Kuşku yok ki ne Avrupa 90’lı yılların Avrupa’sı, ne Türkiye 90’lı yılların Türkiye’sidir.
Devlet kurumsal bir değişime uğradı ve bu değişim hala sürüyor. Ordu-siyaset arasındaki ilişkilerin normalleşmesi ve demokratik bir standarda oturması için yol temizliği devam ediyor.
Kürt sorunu bağlamında bile geldiğimiz nokta, Avrupa Yerel Yönetimler Özerklik Şartına vaktiyle konulan çekincelerin kaldırılmasına işaret ediyor.

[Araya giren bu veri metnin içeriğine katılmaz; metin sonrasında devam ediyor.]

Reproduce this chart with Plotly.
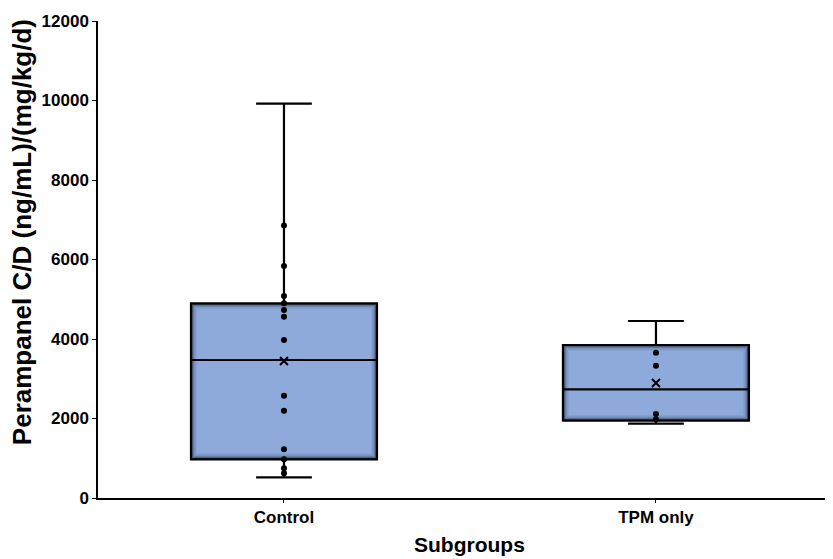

Galiba sorun şu: Türkiye geçmişteki zayıflıklarından kurtuldukça, muhatabının ona daha sorumlu ve daha hakkaniyetli davranmasını bekliyor . Kabul etmek gerekir ki, AB’nin, Türkiye algısı, Türkiye’nin doksanlı yılların Türkiye’si olmadığı gerçeğini göz ardı eden bir algıdır.
Bu rahatsızlık yaratıyor ve AB’nin mevcut algısının, büyük oranda, geçmişin oryantalizminden kaynaklandığını düşünmeye sevk ediyor.
Ortada, 90’lı yılların Türkiye’sinden daha geri bir Türkiye olmadığına göre, üstelik demokrasinin turnusol kağıdı gibi duran Kürt sorununda önemli bir fırsat yakalandığına göre, AB’nin bu tutum değişikliğini nasıl açıklayacağız?
Kürt savaşının bittiğine sevinemeyen AB’nin Gezi için koyduğu hassasiyete güven duyulabilir mi?
Kendi soğuk savaşını bitiren Avrupa, kendi soğuk savaş yıllarından kurtulmak için çaba gösteren Türkiye’ye neden sevinemiyor acaba?